How do spatial simulation models incorporate and handle real world system uncertainty?
O’Sullivan et al. write that uncertainty is an inescapable element of modeling (194). Uncertainty enters at several locations within the modeling process: those models that are built with less than complete knowledge of the internal dynamics of the system–i.e., all of them–suffer from uncertainty regarding the accuracy with which they represent the target system’s dynamics. Even those parameters which can be empirically determined cannot be determined with perfect accuracy, allowing measurement error to further introduce uncertainty (measurement uncertainty). Finally, even if the target system were perfectly understood and perfectly measured, it itself may exhibit natural variability which the model must then reflect (process uncertainty) (195 & 198).
Simulation models typically deal with these sources of uncertainty through the incorporation of stochastic variability. Including stochasticity in models on the one hand deviates from the Enlightenment ideal of perfect determinism that non-simulation models can offer, but on the other hand arguably makes models more realistic, i.e. reflective of target system dynamics. On the other hand, stochastic elements make models far less tractable analytically, making interpretation and understanding of model behavior much more challenging.
O’Sullivan et al. offer the example of a simple harvesting model: a maximum sustainable yield calculated from a deterministic model should, according to the constraints of that model, be sustainable indefinitely; yet when even a small measure of variability in regrowth rate is introduced, the “sustainable” yield level inevitably leads to extinction (197). Stochasticity, in other words, can radically alter the behavior of models.
It is important to keep in mind a distinction between model stochasticity and target system stochasticity: random processes are used in models to represent uncertainties derived from a multitude of sources which are not themselves interchangeable. A random element in an agent’s foraging behavior may reflect a lack of understanding of the target actor’s decision-making process, or a difficulty in properly parameterizing that decision-making, or even a calculated decision to leave out unnecessary fine-scale processes in an already complicated model.

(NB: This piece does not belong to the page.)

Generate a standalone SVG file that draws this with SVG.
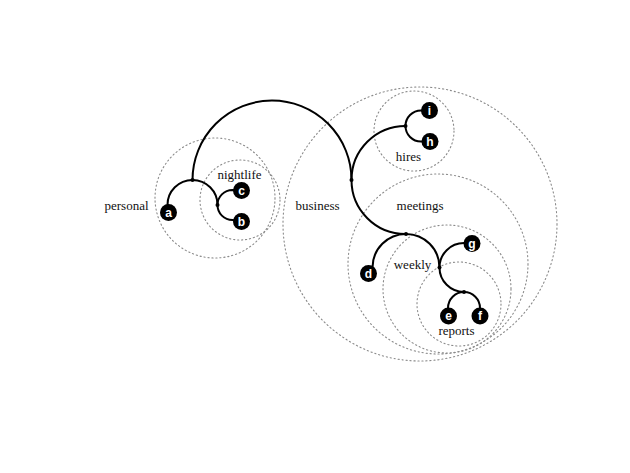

Given the prevalence of uncertainty in the modeling process, many ways of thinking about and dealing with this uncertainty have arisen. O’Sullivan et al. break down these approaches into three categories (199). The first of these deals with uncertainties inhering to the model itself: how does uncertainty in parameterization or model processes propagate through the model? Many of these approaches attempt to determine the relative importance of the model’s parameters on output: how much does altering parameter A by 10% impact the output relative to a altering parameter B by 10%? Can small errors in initial parameters throw the model out of balance, or are they damped out? Robustness analysis goes a step further and analyzes the impact of plugging entirely different sub-processes into the model. A second category compares model outcomes to “real world” data to evaluate model performance: while prediction is only one possible purpose for modeling, it is nonetheless a meaningful one and this kind of validation has its place (227, 228). A final set of model analysis approaches evaluating a model’s success from a heuristic perspective: what does this model teach us? By comparing a model’s ability to replicate a series of relevant observed patterns, or by assessing a model’s usefulness in creating or attracting popular legitimacy, models can also play a critical role in facilitating greater understanding of the target system among scientists and the public at large.